Brother Bernard And The National Question
It is indeed ironic that we are remembering a stalwart among our Majority Community Parliamentarians of yesteryears at this citadel of Tamil Letters and Literature on his hundredth birthday. In fact we live at a time when a mere 57th Lane cannot be renamed as Tamil Sangam Lane in Colombo because the word 'Tamil' appears to be anathema to some of our governing elites. I am wondering whether calling this Lane as Thamil Sangam Mawatha might be acceptable to those who oppose the renaming. There could be a fusion of Thamil Sangam with Sinhala Mawatha!
The very ground on which this Tamil Sangam Hall is constructed was the venue of our pre-teenage cricketing combats in the late 1940s. Each of us then would consider ourselves the local incarnations of the three Ws who played for West Indies then - Frank Worrel, Clyde Walcott and Everton Weekes apart from the bowling duo Ramaddin & Valentine! Almost all who lived here at 57th lane at that time-both Muslims and Tamils understood the Tamil Language. I believe even today majority of the residents down this very short lane are Tamil speaking. I wonder why there is so much opposition to this road being renamed carrying the Tamil Sangam name.
Such parochial considerations were anathema to Brother Bernard. Call him I prefer to Brother Bernard Bernard since Comrade Rather than comradeship with those of the Lanka Sama Samaja Party got excised with the passing of the 1972 Constitution which took away the nature of the citizenry of this country PLURAL replacing IT with a mono lingual, mono religious and mono cultural ambience in Sri Lanka.

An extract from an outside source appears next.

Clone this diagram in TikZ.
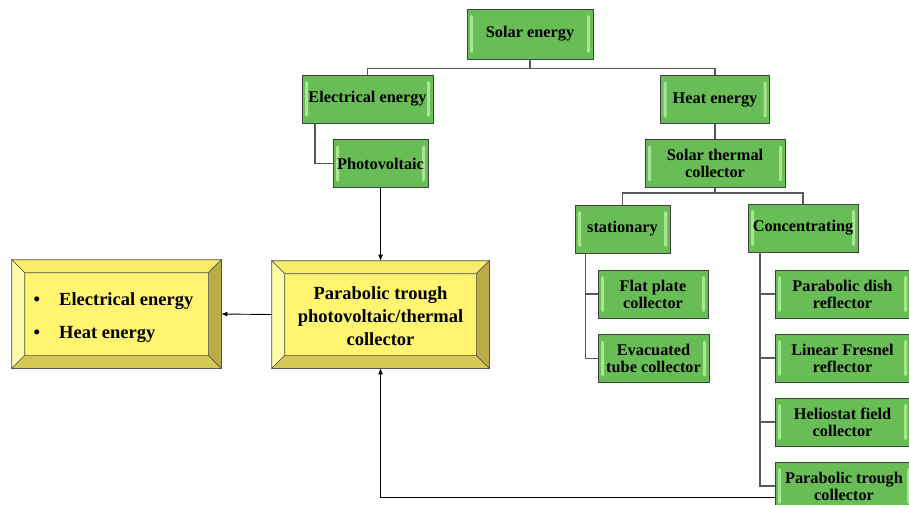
\documentclass[tikz,border=0pt]{standalone}
\usepackage{fontspec}
\setmainfont{Liberation Serif}
\usetikzlibrary{arrows.meta,calc}

\definecolor{boxgreen}{RGB}{104,189,86}
\definecolor{boxshine}{RGB}{168,230,148}
\definecolor{bevface}{RGB}{255,245,112}
\definecolor{bevtop}{RGB}{248,236,104}
\definecolor{bevleft}{RGB}{255,251,168}
\definecolor{bevright}{RGB}{188,172,72}
\definecolor{bevbottom}{RGB}{214,198,84}

% bevel round a yellow node
\newcommand{\bevelbox}[1]{%
  \filldraw[bevtop, draw=black!70, line width=0.6pt] (#1.north west) -- (#1.north east) -- ([shift={(-13,13)}]#1.north east) -- ([shift={(13,13)}]#1.north west) -- cycle;
  \filldraw[bevbottom, draw=black!70, line width=0.6pt] (#1.south west) -- (#1.south east) -- ([shift={(-13,-13)}]#1.south east) -- ([shift={(13,-13)}]#1.south west) -- cycle;
  \filldraw[bevleft, draw=black!70, line width=0.6pt] (#1.north west) -- (#1.south west) -- ([shift={(13,-13)}]#1.south west) -- ([shift={(13,13)}]#1.north west) -- cycle;
  \filldraw[bevright, draw=black!70, line width=0.6pt] (#1.north east) -- (#1.south east) -- ([shift={(-13,-13)}]#1.south east) -- ([shift={(-13,13)}]#1.north east) -- cycle;
}

\begin{document}
\begin{tikzpicture}[x=1pt, y=-1pt,
  greenbox/.style={draw=black!75, fill=boxgreen, line width=0.8pt, minimum height=48, inner sep=2pt,
    align=center, font=\bfseries\fontsize{16.3}{17}\selectfont,
    path picture={
      \fill[boxshine, rounded corners=1.5pt] ([xshift=3pt,yshift=-6pt]path picture bounding box.north west) rectangle ([xshift=6pt,yshift=6pt]path picture bounding box.south west);
      \fill[boxshine, rounded corners=1.5pt] ([xshift=-3pt,yshift=-6pt]path picture bounding box.north east) rectangle ([xshift=-6pt,yshift=6pt]path picture bounding box.south east);
    }},
  yellowbox/.style={draw=black!80, fill=bevface, line width=0.6pt, inner sep=0pt,
    font=\bfseries\fontsize{18.5}{23}\selectfont},
  link/.style={draw=black!65, line width=1.3pt},
  feed/.style={draw=black, line width=0.9pt, -{Latex[length=6pt,width=5pt]}}]

  \clip (0,0) rectangle (909,504);
  \useasboundingbox (0,0) rectangle (909,504);

  % top of the tree
  \node[greenbox, minimum width=126, minimum height=50] (solar) at (530,34) {Solar energy};
  \node[greenbox, minimum width=131] (elec) at (367.5,99) {Electrical energy};
  \node[greenbox, minimum width=109] (heat) at (715,99.5) {Heat energy};
  \node[greenbox, minimum width=95] (pv) at (380.5,163.5) {Photovoltaic};
  \node[greenbox, minimum width=140] (stc) at (715,163.5) {Solar thermal\\collector};

  % collector types
  \node[greenbox, minimum width=95] (stat) at (622.5,229) {stationary};
  \node[greenbox, minimum width=110] (conc) at (803,228) {Concentrating};
  \node[greenbox, minimum width=110] (flat) at (653,294) {Flat plate\\collector};
  \node[greenbox, minimum width=111] (evac) at (653.5,358.5) {Evacuated\\tube collector};
  \node[greenbox, minimum width=135] (dish) at (842.5,294) {Parabolic dish\\reflector};
  \node[greenbox, minimum width=135] (fresnel) at (842.5,358) {Linear Fresnel\\reflector};
  \node[greenbox, minimum width=135] (helio) at (842.5,422) {Heliostat field\\collector};
  \node[greenbox, minimum width=138] (trough) at (844,486) {Parabolic trough\\collector};

  % yellow boxes
  \node[yellowbox, minimum width=217, minimum height=107] (pvt) at (380.5,314.5) {};
  \bevelbox{pvt}
  \node[yellowbox, draw=none, fill=none, align=center] at ([yshift=-2pt]pvt.center) {Parabolic trough\\photovoltaic/thermal\\collector};
  \node[yellowbox, minimum width=209, minimum height=108] (out) at (116.5,314) {};
  \bevelbox{out}
  \node[yellowbox, draw=none, fill=none, align=left] at ([xshift=-3pt,yshift=-4pt]out.center)
    {\textbullet\hspace{19pt}Electrical energy\\[10pt]\textbullet\hspace{19pt}Heat energy};

  % tree links
  \draw[link] (solar.south) -- ++(0,9) -| (elec.north);
  \draw[link] (solar.south) -- ++(0,9) -| (heat.north);
  \draw[link] (heat.south) -- (stc.north);
  \draw[link] ([xshift=-52.5]elec.south) |- (pv.west);
  \draw[link] (stc.south) -- ++(0,5) -| (stat.north);
  \draw[link] (stc.south) -- ++(0,5) -| (conc.north);
  \draw[link] ([xshift=-37]stat.south) |- (flat.west);
  \draw[link] ([xshift=-37]stat.south) |- (evac.west);
  \draw[link] ([xshift=-43]conc.south) |- (dish.west);
  \draw[link] ([xshift=-43]conc.south) |- (fresnel.west);
  \draw[link] ([xshift=-43]conc.south) |- (helio.west);
  \draw[link] ([xshift=-43]conc.south) |- (trough.west);

  % arrows
  \draw[feed] (pv.south) -- (pvt.north);
  \draw[feed] (pvt.west) -- (out.east);
  \draw[feed] ([yshift=-11pt]trough.west) -| (pvt.south);
\end{tikzpicture}
\end{document}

Speaking of Brother Bernard one is reminded of the spirit of pre-1972 Sama Samajism, which he so thoroughly effused in his life and conduct. To me pre-1972 Sama Samajism taught us two important lessons. The lesson of empathizing and the lesson of united effort. It is a fact of our recent history among the leftists of this country that learned men and women who could have shone so eminently in their respective fields and lived their lives in the comfortable company of the elite, preferred to identify themselves with the common man, empathising with their feelings, needs and wants. They would sit, talk and eat together with the common man. It was they who taught our common masses that power lies in their united efforts. It was they who remained by the side of the unlettered and the rudderless people goading them to action, which ultimately registered their trade union rights in no uncertain terms. Our working class today are beholden to the pioneering efforts of the Sama Samajists and the Communists. Their parties have no doubt lost the charisma they enjoyed in the past, but their spirit is pervasive among our people specially the working class despite the opportunistic course followed by the Party after 1970.